Tajikistan, which fears that the anticipated resurgence of the Taliban in Afghanistan will likely promote Islamic militancy within and around its territories, has already started preparing to fight the threat militarily. Russia, which protects the Tajik-Afghan border, is also reportedly increasing its military support to the Tajik army.

For Islamist extremists in Afghanistan and elsewhere, Tajikistan has been a fertile ground for recruitment thanks to its large ill-educated, unemployed population. Therefore, the reaction of President Rahmon’s government in Dushanbe, which has long been using the threat of Islamic militancy as a pretext to impose severe restrictions on religious groups, is not difficult to predict.

Restrictions have existed in the nation, but they appear to be constantly growing.

Following its independence from the Soviet Union, Tajikistan witnessed a civil war waged by liberal democratic reformists and Islamists between 1992 and 1997, which resulted in the death of over 100,000 people.

Rahmon, a former Soviet Communist Party official, has been the nation’s president since 1992. Like his counterparts elsewhere in the Central Asian region, he is seen as an authoritarian ruler, and as one who refuses to recognize citizens’ basic human rights in the garb of protecting national security and social stability.

In 2003, Rahmon had a referendum in favour of allowing him to run for two consecutive seven-year terms beginning with the 2006 elections. He won the elections in November 2006, which were neither free nor fare according to the international observers, and began tightening religious restrictions. His government banned the Ehyo Church and the Abundant Life Christian Centre in Dushanbe in 2007.

In 2009, the Rahmon government enacted a highly restrictive religion law, misnamed as “The Law on Freedom of Conscience and Religious Associations.”

Under the law, unregistered religious activity and private religious education are banned, and so is proselytism. Religious instructions can be provided only after state permission, and children must have a written permission from both parents to receive instruction that has been approved by the state.

The legislation also states that religious literature can be imported only after the government has approved its content and quantity. Religious groups importing literature need to pay the government for checking its content. And religious groups cannot invite foreigner without prior approval from the government.

The penalties under the law range between a prison term up to 12 years and heavy fines to the tune of US $1,600.

In July 2012, the government introduced new penalties for receiving religious education abroad, preaching and teaching religious doctrines, establishing connections with foreign religious organizations, or conducting activities not listed in a group’s registration charter, according to the USCIRF.

In 2011, the government enacted the “Parental Responsibility Law,” which prohibits almost all religious activity, including attendance at worship service, by children. The law also restricts parents from choosing certain names for their children.

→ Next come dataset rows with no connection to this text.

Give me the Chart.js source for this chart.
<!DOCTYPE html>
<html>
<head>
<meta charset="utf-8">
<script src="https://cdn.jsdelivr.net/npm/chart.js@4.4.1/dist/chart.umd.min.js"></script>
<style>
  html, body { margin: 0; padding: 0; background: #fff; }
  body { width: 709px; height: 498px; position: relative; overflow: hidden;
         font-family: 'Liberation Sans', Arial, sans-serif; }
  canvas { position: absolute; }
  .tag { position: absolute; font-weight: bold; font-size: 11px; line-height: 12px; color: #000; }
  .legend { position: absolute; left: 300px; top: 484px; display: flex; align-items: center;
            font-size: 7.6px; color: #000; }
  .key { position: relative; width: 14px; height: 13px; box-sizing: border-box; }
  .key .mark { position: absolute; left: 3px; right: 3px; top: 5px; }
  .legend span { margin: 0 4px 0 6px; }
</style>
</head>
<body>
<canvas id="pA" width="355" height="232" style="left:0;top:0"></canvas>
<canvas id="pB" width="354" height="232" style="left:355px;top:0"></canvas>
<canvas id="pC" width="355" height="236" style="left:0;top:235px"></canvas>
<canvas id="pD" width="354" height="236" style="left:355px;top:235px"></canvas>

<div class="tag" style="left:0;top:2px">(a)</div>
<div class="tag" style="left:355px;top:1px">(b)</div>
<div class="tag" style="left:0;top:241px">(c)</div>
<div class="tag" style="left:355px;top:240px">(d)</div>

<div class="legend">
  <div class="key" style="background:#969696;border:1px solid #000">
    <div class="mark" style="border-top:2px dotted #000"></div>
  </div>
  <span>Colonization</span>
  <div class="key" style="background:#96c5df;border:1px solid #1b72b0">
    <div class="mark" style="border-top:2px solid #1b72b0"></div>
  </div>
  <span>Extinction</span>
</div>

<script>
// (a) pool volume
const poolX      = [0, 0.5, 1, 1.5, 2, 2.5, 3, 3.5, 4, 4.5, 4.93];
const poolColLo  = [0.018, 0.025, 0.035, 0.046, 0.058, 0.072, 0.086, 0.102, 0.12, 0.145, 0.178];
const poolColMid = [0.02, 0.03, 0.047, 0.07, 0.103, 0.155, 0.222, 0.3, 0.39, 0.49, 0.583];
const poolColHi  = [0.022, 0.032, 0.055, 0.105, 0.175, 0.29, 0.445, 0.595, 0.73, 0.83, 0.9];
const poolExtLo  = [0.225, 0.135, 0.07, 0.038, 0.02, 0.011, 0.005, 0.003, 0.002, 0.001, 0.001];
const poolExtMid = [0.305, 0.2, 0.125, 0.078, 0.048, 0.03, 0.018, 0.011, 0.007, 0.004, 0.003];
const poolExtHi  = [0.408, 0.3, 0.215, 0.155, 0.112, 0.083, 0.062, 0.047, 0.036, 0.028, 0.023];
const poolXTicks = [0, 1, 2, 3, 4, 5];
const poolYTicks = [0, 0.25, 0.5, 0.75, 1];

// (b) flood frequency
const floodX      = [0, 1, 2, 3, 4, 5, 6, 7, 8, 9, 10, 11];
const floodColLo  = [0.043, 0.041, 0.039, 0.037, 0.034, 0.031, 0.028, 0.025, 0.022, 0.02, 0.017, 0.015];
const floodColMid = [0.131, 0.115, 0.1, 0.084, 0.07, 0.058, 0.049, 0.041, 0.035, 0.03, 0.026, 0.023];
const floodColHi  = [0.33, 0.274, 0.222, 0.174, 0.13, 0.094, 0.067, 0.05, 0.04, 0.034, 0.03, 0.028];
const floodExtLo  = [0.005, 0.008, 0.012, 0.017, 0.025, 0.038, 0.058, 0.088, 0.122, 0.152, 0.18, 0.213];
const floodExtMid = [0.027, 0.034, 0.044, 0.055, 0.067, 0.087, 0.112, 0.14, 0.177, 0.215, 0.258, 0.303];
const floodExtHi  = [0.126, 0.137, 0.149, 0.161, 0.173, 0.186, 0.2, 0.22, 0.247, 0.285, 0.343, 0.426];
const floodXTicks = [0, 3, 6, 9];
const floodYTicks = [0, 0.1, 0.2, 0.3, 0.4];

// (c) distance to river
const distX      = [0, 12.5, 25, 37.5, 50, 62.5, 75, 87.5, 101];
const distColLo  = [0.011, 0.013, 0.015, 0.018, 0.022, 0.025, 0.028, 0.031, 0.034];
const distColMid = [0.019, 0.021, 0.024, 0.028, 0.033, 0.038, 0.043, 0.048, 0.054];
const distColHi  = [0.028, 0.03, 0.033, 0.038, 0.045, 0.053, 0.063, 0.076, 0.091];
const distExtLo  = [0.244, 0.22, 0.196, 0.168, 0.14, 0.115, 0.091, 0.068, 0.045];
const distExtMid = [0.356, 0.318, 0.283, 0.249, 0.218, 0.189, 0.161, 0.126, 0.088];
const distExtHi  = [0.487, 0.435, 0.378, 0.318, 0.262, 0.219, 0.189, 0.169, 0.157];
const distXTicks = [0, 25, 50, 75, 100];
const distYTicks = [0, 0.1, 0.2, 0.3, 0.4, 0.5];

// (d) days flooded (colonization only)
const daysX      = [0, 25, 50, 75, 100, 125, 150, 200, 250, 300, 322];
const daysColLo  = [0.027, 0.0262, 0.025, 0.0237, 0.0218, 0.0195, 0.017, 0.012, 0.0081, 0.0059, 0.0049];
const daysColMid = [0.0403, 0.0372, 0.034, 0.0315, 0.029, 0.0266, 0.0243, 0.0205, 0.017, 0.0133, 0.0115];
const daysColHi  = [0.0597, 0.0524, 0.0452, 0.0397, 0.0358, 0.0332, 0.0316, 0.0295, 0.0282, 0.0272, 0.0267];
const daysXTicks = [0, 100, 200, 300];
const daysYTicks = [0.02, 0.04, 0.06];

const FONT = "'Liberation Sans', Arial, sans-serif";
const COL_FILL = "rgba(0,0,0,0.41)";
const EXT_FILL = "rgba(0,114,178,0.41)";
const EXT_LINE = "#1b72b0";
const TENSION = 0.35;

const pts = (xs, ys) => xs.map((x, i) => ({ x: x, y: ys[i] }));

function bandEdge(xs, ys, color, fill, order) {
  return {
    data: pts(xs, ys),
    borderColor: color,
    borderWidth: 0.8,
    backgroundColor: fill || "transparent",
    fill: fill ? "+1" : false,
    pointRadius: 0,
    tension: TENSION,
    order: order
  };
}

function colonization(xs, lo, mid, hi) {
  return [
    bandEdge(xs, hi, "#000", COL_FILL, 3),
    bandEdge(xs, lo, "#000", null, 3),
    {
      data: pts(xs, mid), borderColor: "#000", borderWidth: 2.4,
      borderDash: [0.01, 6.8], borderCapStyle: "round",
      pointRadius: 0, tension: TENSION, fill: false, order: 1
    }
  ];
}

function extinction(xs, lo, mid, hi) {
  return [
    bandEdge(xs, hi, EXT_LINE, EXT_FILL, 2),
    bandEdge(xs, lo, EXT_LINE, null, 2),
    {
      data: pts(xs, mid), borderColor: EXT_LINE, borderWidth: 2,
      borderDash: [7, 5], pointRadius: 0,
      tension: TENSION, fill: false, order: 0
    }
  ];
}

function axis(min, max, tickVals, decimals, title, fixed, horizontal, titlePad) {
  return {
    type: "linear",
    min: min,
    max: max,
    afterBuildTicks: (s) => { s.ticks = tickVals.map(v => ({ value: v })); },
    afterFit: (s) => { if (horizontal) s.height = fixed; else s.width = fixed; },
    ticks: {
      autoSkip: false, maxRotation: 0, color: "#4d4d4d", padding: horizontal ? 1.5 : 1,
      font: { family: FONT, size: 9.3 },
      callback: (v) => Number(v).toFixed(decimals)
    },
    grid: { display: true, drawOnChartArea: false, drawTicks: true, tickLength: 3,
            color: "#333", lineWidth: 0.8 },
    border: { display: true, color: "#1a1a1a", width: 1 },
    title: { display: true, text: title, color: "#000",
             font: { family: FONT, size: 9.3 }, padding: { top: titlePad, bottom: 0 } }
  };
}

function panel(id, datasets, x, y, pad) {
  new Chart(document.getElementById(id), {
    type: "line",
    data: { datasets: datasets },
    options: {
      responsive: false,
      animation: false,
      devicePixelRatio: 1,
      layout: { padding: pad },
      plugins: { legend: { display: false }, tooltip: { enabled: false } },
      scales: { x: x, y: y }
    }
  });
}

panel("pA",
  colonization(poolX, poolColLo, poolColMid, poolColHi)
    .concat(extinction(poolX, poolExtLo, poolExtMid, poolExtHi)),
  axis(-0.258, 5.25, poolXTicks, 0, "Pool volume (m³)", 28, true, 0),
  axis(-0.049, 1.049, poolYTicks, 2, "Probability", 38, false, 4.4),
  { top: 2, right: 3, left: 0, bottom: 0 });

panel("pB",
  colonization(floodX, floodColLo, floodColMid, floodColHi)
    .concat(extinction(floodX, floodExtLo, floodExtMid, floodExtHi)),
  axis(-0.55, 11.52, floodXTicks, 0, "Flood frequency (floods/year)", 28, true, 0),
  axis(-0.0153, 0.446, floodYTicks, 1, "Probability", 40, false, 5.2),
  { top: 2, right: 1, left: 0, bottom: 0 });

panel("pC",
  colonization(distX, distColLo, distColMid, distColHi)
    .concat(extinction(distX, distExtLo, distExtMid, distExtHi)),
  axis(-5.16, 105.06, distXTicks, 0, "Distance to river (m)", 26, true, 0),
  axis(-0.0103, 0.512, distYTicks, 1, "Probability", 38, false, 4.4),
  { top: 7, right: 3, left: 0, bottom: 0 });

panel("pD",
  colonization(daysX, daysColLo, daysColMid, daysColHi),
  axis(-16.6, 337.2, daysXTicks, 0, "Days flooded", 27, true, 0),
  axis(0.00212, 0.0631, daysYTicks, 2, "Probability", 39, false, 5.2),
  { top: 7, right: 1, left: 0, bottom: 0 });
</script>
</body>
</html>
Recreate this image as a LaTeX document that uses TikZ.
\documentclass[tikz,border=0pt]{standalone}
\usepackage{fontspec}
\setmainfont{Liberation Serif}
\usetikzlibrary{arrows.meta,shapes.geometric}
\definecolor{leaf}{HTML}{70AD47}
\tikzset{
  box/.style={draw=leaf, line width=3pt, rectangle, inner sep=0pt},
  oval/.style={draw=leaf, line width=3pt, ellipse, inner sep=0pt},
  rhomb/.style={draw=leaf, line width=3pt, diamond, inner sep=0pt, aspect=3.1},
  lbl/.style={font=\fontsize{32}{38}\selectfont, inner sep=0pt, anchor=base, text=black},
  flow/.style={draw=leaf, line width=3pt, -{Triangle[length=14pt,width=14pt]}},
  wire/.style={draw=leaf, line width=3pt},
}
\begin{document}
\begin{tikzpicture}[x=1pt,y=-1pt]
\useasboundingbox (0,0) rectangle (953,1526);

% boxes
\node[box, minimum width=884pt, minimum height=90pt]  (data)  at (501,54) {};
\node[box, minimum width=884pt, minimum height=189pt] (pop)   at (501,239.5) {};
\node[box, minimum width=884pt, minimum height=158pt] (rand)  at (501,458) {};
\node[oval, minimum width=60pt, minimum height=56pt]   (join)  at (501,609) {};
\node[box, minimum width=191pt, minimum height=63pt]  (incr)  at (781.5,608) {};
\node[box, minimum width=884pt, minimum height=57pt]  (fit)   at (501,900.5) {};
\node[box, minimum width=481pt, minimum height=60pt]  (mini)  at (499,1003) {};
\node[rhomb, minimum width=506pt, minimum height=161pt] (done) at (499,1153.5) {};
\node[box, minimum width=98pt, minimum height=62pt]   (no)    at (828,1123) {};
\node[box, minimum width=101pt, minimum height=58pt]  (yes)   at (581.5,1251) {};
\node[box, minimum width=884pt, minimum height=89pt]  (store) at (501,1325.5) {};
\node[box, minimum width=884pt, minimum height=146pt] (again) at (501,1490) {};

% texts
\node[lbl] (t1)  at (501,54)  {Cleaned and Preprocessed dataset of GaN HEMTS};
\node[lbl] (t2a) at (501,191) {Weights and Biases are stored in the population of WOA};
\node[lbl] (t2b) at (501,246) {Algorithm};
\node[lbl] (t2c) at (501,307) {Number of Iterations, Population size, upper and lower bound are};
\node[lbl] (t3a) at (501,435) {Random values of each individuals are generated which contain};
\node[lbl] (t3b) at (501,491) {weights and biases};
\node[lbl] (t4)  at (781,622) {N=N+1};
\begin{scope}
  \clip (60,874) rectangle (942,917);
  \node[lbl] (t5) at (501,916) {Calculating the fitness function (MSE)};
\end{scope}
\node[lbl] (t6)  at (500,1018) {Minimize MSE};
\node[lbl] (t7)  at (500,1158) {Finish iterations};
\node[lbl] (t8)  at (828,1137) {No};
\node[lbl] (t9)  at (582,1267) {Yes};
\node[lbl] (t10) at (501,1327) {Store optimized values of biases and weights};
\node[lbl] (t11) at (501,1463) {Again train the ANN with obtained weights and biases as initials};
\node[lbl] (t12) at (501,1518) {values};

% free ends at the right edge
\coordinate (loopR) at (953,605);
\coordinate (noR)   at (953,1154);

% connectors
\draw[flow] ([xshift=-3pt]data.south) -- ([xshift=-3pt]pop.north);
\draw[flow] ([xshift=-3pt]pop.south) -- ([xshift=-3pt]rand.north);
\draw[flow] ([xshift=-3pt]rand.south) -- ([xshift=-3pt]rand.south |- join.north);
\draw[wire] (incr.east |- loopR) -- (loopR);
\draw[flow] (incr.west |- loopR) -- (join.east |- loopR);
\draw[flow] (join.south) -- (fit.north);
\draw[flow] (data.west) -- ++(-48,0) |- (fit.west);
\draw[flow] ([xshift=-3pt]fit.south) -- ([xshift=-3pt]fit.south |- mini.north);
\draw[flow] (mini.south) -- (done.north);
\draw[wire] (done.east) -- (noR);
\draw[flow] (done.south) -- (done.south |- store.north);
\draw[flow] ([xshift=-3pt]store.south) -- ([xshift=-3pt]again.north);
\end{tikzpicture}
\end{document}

The country’s criminal code also penalizes extremist, terrorist, or revolutionary activities even if they do not involve violence or incitement to imminent violence. And the code doesn’t define what extremism is, leaving it open for the authorities to use their own discretion.

Of Tajikistan’s population of about 7 million, roughly 6.6 million are Muslim, mostly Sunni from the Hanafi school of Islam. There are about 74,000 Christians, mostly Russian Orthodox, and around 7,000 evangelicals, according to Operation World.

While the government maintains tight control over all religious groups and their activities, it views Christianity, especially the evangelical faith, as a foreign or Western religion that is not compatible with the nation’s culture.

Tajikistan has reasons for concern about the threat of Islamic militancy due to the forthcoming pullout of U.S. troops in Afghanistan. For example, the nation’s authorities detained 118 members of alleged terrorist and extremist groups in 2013, media quoted Deputy Interior Minister Abdurakhmon Buzmakov as saying earlier this month – though we do not know on what basis these arrests were made.

The perception of the threat, however, does not justify restrictions or a crackdown on religious practise by its people. The Organization for Security and Co-operation in Europe, to which Tajikistan is party, states, “OSCE participating States have committed themselves to non-discrimination on the issue of Freedom of Thought, Conscience, Religion, or Belief for all within their territory, without distinction as to race, gender, language or religion.”

International organizations and human rights groups need to watch and address these serious developments in Tajikistan.